Grenfell Tower Cladding – One Year On.
We’re a little over a year away from the awful fire of Grenfell Tower. it is suspected that an appliance fire spread faster than normal (due to unsafe materials) through a building costing over 80 lives.
Without a doubt this tragedy should never have happened and it is thought that if better oversight had stopped the Grenfell Tower Cladding being used then this maybe could have been avoided. Many in the construction industry had the realization that it would take a cataclysmic failure (though we hoped it wouldn’t cost lives) to stop the constant cost cutting within the cladding and construction industry.
You might ask yourself, Why is cladding so popular? The truth is, that for the most part, it is because it’s quick and easy to install and it can be so aesthetically pleasing, especially if done right.
However, if we are to carry on with the cladding being the popular choice of architects and designers, we need to instill confidence into the end user that they will be safe inside every cladded building. So why stop at the cladding and insulation?
The industry has to be better, from top to bottom moving forward, I would suggest proper training, as in apprenticeships, abolishing NVQ’s entirely (on the job assessments are hardly training at all), on the back of that, the return of QUALITY products – The word “Quality” must return to the construction industry as soon as possible.
In the last three decades we have seen aluminium cladding like the Grenfell Tower Cladding gradually reduce in thickness until its paper thin. We have no doubt that cost cutting has had a detrimental effect on most materials within the construction industry. This race to the bottom (pricing wise) has got to stop.
It has been suggested that “In-tumescent” strips within the cladding may have helped in the Grenfell Tower Cladding in preventing the spread of fire, but if the insulation is combustible, the in-tumescent strips would have been surpassed by flames before it could have taken effect. It seems pretty shocking that the actual insulation had not been fire tested. Especially as when you think of the “chimney” effect that cladding, by its very design creates.
We at Gapple are proud to be a member of the IRF (In-Situ Repair Federation).

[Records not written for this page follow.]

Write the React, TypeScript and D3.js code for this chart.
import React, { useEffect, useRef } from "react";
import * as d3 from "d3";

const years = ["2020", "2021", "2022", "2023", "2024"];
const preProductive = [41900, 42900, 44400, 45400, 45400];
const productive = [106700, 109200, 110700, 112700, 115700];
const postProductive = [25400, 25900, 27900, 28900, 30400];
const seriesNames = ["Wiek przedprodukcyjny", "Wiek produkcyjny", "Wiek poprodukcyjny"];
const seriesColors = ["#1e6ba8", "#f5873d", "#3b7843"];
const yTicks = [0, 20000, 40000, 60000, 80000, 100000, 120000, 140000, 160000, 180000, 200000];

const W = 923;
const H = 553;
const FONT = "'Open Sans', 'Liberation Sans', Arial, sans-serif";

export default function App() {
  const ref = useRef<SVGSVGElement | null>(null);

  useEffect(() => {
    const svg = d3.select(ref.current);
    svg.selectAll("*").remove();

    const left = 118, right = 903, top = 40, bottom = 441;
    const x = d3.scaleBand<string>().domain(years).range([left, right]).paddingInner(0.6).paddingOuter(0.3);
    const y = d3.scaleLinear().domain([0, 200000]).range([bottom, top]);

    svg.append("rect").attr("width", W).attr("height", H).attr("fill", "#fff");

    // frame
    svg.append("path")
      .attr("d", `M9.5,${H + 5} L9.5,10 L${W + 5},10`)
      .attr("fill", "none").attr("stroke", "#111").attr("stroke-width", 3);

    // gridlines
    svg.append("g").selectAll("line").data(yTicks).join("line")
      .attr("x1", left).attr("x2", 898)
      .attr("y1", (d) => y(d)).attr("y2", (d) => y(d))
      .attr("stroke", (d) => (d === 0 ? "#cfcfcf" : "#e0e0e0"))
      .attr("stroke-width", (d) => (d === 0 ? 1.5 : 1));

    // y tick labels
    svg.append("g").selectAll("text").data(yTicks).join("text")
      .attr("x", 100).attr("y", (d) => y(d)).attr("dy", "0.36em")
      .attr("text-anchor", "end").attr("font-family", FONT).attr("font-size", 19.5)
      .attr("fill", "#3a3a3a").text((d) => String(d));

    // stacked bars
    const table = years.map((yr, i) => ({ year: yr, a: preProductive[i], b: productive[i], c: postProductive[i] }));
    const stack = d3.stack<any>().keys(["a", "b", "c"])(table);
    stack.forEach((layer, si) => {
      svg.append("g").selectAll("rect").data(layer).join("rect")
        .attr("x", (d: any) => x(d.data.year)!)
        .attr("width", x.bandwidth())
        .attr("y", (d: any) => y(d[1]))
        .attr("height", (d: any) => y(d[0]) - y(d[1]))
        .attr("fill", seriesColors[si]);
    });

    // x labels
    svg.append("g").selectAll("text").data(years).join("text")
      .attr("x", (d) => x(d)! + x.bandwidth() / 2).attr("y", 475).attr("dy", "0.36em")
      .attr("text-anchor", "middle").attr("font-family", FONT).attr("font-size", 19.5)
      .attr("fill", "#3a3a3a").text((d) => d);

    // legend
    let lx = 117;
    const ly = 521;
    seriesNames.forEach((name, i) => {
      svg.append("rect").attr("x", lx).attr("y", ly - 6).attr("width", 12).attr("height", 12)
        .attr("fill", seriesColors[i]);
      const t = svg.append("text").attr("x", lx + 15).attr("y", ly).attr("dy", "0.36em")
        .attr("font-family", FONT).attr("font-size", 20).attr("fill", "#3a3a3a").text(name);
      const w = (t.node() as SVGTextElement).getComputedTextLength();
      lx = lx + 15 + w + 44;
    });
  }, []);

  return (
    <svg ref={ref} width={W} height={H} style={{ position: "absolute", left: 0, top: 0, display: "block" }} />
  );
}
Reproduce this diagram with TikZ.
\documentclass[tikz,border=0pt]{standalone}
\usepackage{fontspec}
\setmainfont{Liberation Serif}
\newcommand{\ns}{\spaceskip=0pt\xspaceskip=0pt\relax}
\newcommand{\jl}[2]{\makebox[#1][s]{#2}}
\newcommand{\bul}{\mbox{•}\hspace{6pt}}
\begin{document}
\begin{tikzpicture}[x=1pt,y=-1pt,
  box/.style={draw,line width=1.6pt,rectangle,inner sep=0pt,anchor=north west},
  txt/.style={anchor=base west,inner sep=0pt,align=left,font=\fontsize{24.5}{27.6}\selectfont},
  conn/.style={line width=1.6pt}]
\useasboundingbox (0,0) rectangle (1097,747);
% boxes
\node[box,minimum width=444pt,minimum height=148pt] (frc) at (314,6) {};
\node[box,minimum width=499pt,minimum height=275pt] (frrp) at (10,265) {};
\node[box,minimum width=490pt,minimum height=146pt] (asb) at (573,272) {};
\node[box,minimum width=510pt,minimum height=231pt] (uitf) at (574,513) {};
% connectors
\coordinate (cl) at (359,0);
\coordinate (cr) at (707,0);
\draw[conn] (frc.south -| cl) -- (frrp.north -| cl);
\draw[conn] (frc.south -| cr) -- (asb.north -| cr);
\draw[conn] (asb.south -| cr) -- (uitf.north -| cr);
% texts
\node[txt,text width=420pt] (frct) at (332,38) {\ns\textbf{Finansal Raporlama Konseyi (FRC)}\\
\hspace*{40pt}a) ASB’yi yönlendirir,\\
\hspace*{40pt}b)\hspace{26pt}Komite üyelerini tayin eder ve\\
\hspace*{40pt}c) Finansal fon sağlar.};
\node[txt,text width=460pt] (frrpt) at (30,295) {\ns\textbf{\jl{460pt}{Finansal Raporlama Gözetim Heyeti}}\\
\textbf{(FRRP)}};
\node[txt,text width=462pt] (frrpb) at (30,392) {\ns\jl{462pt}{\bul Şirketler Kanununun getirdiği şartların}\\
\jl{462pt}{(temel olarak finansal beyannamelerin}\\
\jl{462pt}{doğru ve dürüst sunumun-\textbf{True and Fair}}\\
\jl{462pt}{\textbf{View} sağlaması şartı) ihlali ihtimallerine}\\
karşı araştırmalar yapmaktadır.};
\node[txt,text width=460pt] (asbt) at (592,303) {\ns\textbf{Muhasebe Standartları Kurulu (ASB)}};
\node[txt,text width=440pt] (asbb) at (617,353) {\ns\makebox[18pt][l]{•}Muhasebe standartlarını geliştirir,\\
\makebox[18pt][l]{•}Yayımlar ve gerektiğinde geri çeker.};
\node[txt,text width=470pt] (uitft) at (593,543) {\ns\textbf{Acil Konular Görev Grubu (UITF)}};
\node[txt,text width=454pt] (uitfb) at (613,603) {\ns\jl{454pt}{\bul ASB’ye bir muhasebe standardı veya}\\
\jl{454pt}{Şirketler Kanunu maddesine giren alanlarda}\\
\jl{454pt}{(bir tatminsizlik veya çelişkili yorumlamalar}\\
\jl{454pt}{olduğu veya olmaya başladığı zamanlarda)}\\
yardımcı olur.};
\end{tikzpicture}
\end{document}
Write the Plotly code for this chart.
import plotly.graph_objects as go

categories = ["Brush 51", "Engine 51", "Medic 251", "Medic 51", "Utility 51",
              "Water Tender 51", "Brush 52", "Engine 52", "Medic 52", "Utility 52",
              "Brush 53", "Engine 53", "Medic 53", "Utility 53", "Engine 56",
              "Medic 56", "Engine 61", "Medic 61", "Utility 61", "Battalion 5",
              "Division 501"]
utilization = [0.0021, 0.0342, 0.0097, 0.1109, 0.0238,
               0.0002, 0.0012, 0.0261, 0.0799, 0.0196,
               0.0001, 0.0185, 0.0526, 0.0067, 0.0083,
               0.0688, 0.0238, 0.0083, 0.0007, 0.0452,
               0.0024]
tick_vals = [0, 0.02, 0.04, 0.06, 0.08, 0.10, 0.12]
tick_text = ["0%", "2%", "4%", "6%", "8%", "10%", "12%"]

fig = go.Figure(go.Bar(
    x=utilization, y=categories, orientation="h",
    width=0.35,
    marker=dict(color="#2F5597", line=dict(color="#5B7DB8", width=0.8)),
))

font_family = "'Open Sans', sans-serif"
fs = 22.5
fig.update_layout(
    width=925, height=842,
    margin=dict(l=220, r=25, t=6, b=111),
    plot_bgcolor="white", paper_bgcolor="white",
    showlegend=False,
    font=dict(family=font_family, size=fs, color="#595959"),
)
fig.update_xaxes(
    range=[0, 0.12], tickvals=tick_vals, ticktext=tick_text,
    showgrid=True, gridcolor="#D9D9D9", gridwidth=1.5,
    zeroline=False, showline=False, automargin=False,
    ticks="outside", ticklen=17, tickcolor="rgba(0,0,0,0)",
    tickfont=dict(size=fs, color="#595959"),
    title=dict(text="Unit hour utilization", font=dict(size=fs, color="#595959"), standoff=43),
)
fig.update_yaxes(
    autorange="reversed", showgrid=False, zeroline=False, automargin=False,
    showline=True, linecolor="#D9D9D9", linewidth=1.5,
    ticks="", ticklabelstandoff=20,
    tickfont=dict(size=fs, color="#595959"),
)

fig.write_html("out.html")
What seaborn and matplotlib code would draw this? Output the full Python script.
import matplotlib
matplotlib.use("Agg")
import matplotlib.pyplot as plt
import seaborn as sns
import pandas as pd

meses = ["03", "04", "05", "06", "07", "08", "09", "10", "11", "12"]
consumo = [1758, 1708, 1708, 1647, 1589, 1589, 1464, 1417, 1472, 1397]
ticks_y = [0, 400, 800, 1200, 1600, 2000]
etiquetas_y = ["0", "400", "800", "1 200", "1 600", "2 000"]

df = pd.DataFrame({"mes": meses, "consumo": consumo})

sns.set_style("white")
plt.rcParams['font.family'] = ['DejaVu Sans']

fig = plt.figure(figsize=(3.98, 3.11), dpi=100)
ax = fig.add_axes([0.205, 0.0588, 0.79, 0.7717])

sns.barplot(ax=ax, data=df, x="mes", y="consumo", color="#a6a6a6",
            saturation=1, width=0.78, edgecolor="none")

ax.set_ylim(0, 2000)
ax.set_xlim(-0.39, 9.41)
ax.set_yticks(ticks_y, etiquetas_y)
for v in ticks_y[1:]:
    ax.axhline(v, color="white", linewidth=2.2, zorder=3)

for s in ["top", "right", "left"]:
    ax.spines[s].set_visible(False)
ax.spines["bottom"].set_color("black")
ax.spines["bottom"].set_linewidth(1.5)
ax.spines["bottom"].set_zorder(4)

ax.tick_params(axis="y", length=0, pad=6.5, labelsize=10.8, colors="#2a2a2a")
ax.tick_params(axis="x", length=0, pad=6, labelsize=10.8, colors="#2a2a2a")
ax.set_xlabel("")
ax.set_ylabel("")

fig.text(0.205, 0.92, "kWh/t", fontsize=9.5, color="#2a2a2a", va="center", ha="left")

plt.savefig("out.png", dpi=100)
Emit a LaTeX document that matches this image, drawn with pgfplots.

The IRF represent the interests of an ever growing number of “repair” specialists within the construction industry. After all, if we are going to repair and respray cladding panels, we expect to be safe in the knowledge that our repair systems and techniques would not contribute to such a disaster as Grenfell.
The IRF are advocating for all Repair Systems to be tested prior to any materials being used on site as well as pushing to get all Repair Technicians approved to apply such repair systems, so that the architect/owner/main contractor are safe in the knowledge that all repairs will be done professionally and will not create a major issue or liability.
With all of the pointless legislation and qualifications we currently have to face out there, which, although we comply with, we find the logic hard to agree with at times. We are pleased to at last we have a body that is forward thinking and are totally on the ball when it comes to the repair industry. This means that ALL of our clients can be safe in the knowledge that our repair systems have been approved as fit for purpose and safe.
In conclusion I hope the horror of the Grenfell Tower disaster can affect real change through how the industry as a whole operates and be a forging moment in ensuring this cant happen again.
I for one want to “Bring the quality back”.